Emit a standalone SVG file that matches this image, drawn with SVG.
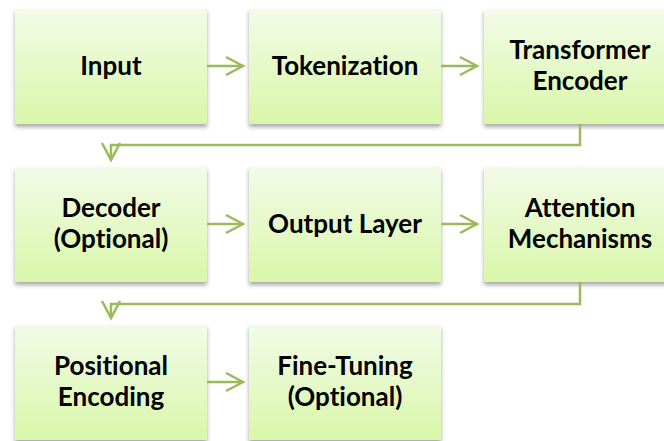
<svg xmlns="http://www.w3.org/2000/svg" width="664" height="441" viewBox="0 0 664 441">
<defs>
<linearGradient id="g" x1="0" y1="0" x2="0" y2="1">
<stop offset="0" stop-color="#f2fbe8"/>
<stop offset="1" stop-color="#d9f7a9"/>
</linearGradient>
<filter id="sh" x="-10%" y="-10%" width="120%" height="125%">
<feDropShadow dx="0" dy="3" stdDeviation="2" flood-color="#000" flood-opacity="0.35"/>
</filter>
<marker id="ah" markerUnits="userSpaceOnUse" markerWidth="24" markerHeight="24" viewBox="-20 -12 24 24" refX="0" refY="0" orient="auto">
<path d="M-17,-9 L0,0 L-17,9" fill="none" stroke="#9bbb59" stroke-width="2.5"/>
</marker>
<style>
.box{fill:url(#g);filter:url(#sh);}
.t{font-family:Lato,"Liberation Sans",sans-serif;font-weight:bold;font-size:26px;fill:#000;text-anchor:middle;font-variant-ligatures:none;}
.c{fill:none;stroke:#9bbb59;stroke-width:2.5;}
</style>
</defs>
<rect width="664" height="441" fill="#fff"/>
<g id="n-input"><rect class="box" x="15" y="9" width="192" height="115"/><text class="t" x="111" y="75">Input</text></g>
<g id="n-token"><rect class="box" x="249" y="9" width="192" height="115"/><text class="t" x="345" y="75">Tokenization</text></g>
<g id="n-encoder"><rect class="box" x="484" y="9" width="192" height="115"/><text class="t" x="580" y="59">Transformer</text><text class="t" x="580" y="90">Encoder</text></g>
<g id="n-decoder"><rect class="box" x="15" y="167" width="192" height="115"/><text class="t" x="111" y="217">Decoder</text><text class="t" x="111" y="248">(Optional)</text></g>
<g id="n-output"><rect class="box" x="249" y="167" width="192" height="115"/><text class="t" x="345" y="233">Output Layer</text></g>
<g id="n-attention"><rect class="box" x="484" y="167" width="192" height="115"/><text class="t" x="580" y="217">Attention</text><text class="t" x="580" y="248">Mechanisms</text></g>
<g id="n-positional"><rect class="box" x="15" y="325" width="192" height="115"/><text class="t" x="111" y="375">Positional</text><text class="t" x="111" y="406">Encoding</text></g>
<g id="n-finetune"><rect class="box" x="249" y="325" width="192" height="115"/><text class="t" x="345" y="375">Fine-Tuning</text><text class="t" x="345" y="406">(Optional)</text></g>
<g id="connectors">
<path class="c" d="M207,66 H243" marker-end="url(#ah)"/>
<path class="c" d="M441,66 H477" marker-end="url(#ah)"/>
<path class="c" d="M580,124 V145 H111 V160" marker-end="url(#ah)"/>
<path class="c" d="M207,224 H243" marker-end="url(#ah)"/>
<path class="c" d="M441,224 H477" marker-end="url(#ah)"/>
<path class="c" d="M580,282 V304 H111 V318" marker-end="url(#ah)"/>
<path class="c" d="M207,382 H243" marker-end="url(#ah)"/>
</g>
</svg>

● ● ● ● ●

Instructions for the task: Copy the whole listing above word for word but do not carry over the pictures.

Final result:
Emit a standalone SVG file that matches this image, drawn with SVG.
<svg xmlns="http://www.w3.org/2000/svg" width="664" height="441" viewBox="0 0 664 441">
<defs>
<linearGradient id="g" x1="0" y1="0" x2="0" y2="1">
<stop offset="0" stop-color="#f2fbe8"/>
<stop offset="1" stop-color="#d9f7a9"/>
</linearGradient>
<filter id="sh" x="-10%" y="-10%" width="120%" height="125%">
<feDropShadow dx="0" dy="3" stdDeviation="2" flood-color="#000" flood-opacity="0.35"/>
</filter>
<marker id="ah" markerUnits="userSpaceOnUse" markerWidth="24" markerHeight="24" viewBox="-20 -12 24 24" refX="0" refY="0" orient="auto">
<path d="M-17,-9 L0,0 L-17,9" fill="none" stroke="#9bbb59" stroke-width="2.5"/>
</marker>
<style>
.box{fill:url(#g);filter:url(#sh);}
.t{font-family:Lato,"Liberation Sans",sans-serif;font-weight:bold;font-size:26px;fill:#000;text-anchor:middle;font-variant-ligatures:none;}
.c{fill:none;stroke:#9bbb59;stroke-width:2.5;}
</style>
</defs>
<rect width="664" height="441" fill="#fff"/>
<g id="n-input"><rect class="box" x="15" y="9" width="192" height="115"/><text class="t" x="111" y="75">Input</text></g>
<g id="n-token"><rect class="box" x="249" y="9" width="192" height="115"/><text class="t" x="345" y="75">Tokenization</text></g>
<g id="n-encoder"><rect class="box" x="484" y="9" width="192" height="115"/><text class="t" x="580" y="59">Transformer</text><text class="t" x="580" y="90">Encoder</text></g>
<g id="n-decoder"><rect class="box" x="15" y="167" width="192" height="115"/><text class="t" x="111" y="217">Decoder</text><text class="t" x="111" y="248">(Optional)</text></g>
<g id="n-output"><rect class="box" x="249" y="167" width="192" height="115"/><text class="t" x="345" y="233">Output Layer</text></g>
<g id="n-attention"><rect class="box" x="484" y="167" width="192" height="115"/><text class="t" x="580" y="217">Attention</text><text class="t" x="580" y="248">Mechanisms</text></g>
<g id="n-positional"><rect class="box" x="15" y="325" width="192" height="115"/><text class="t" x="111" y="375">Positional</text><text class="t" x="111" y="406">Encoding</text></g>
<g id="n-finetune"><rect class="box" x="249" y="325" width="192" height="115"/><text class="t" x="345" y="375">Fine-Tuning</text><text class="t" x="345" y="406">(Optional)</text></g>
<g id="connectors">
<path class="c" d="M207,66 H243" marker-end="url(#ah)"/>
<path class="c" d="M441,66 H477" marker-end="url(#ah)"/>
<path class="c" d="M580,124 V145 H111 V160" marker-end="url(#ah)"/>
<path class="c" d="M207,224 H243" marker-end="url(#ah)"/>
<path class="c" d="M441,224 H477" marker-end="url(#ah)"/>
<path class="c" d="M580,282 V304 H111 V318" marker-end="url(#ah)"/>
<path class="c" d="M207,382 H243" marker-end="url(#ah)"/>
</g>
</svg>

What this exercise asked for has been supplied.